Wednesday, February 20, 2008

Sweet and Sour Chicken

4 boneless, skinless chicken breasts, cubed

Marinade:
1 egg
1 T. cornstarch
2 t. soy sauce
dash pepper

Mix ingredients together, stir in chicken and refrigerate 1 hour or longer.

Batter:
1/2 c. flour
1/2 c. water
1/4 c. cornstarch
1 T. oil
1/2 t. baking soda

Mix ingredients together.

Pour oil into wok and preheat on medium heat. Line a cookie sheet with paper towels and place in 200 degree oven. Put 8-10 pieces of chicken into batter; coat well. Drop chicken into hot oil one at a time. Cook on one side until golden brown, then turn and cook til golden brown. Remove and place on cookie sheet to keep warm until ready to serve.

Sauce:
1 1/4 c. sugar
1 c. chicken broth
3/4 c. white vinegar
1 T. oil
2 t. soy sauce
dash of salt
garlic

Combine all ingredients in a saucepan over medium high heat. Bring to a boil. Mix cornstarch and water; slowly stir into sauce. Stir until thickened.

1/4 c. cornstarch
1/4 c. cold water

Serve chicken with rice and pour sauce over individual servings.

2 comments:

Sydney said...

Yum, yum, yum.
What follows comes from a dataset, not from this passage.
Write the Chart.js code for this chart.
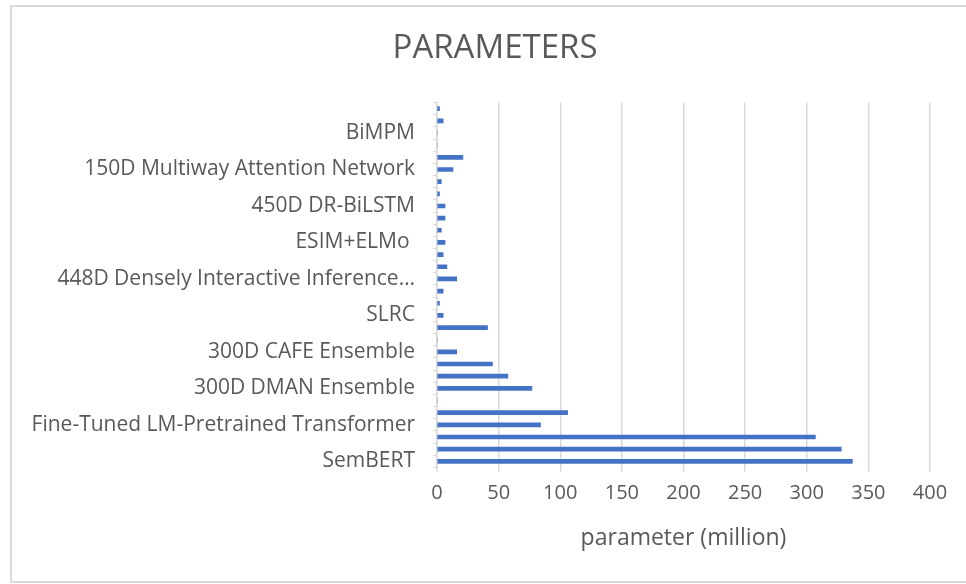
<!DOCTYPE html>
<html>
<head>
<meta charset="utf-8">
<script src="https://cdn.jsdelivr.net/npm/chart.js@4/dist/chart.umd.min.js"></script>
<style>
  html, body { margin: 0; padding: 0; background: #fff; overflow: hidden; }
  .box {
    position: absolute; left: 10px; top: 5px; width: 970px; height: 578px;
    border: 2px solid #d9d9d9; box-sizing: border-box;
  }
  canvas { display: block; }
</style>
</head>
<body>
<div class="box"><canvas id="chart" width="966" height="574"></canvas></div>
<script>
// bottom to top, only every third model name is printed in the original
var models = [
  'SemBERT', '', '',
  'Fine-Tuned LM-Pretrained Transformer', '', '',
  '300D DMAN Ensemble', '', '',
  '300D CAFE Ensemble', '', '',
  'SLRC', '', '',
  '448D Densely Interactive Inference\u2026', '', '',
  'ESIM+ELMo ', '', '',
  '450D DR-BiLSTM', '', '',
  '150D Multiway Attention Network', '', '',
  'BiMPM', '', ''
];
var params = [
  337, 328, 307,
  84, 106, 0,
  77, 57.5, 45,
  16, 0, 41,
  5, 2, 5,
  16, 8, 5,
  6.5, 3.5, 6.5,
  6.5, 2, 3.5,
  13, 21, 0,
  0, 5, 2
];
var xTicks = [0, 50, 100, 150, 200, 250, 300, 350, 400];

var txt = '#595959';
var grid = '#d9d9d9';
var font = 'Open Sans';

new Chart(document.getElementById('chart'), {
  type: 'bar',
  data: {
    labels: models,
    datasets: [{
      label: 'parameter',
      data: params,
      backgroundColor: '#4472c4',
      barThickness: 4
    }]
  },
  options: {
    indexAxis: 'y',
    responsive: false,
    animation: false,
    layout: { padding: 0 },
    plugins: {
      legend: { display: false },
      tooltip: { enabled: false },
      title: {
        display: true,
        text: 'PARAMETERS',
        color: txt,
        font: { family: font, size: 33, weight: 'normal' },
        padding: { top: 22, bottom: 34 }
      }
    },
    scales: {
      x: {
        min: 0,
        max: 400,
        afterBuildTicks: function (s) { s.ticks = xTicks.map(function (v) { return { value: v }; }); },
        afterFit: function (s) { s.paddingRight = 48; },
        grid: { color: grid, lineWidth: 1.5, tickLength: 4 },
        border: { display: false },
        ticks: { color: txt, font: { family: font, size: 20 }, padding: 10, maxRotation: 0 },
        title: {
          display: true,
          text: 'parameter (million)',
          color: txt,
          font: { family: font, size: 23 },
          padding: { top: 9, bottom: 29 }
        }
      },
      y: {
        reverse: true,
        afterFit: function (s) { s.width = 425; },
        grid: { drawOnChartArea: false, color: grid, tickLength: 4, offset: true },
        border: { color: grid, width: 1.5 },
        ticks: { color: txt, font: { family: font, size: 21 }, padding: 18, autoSkip: false }
      }
    }
  }
});
</script>
</body>
</html>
I've never had sweet and sour without ketchup in the recipe but this was divine. After we finished eating my husband said he was already craving more! So good!

AW said...

Loved it. Great hit with my family. I accidentally put in 1/2 cup of corn flour instead of 1/4 into the batter, and so I ended up doubling the batter recipe. It probably gave the chicken extra coating and it was still so good. My husband complimented it all through dinner. Thanks!!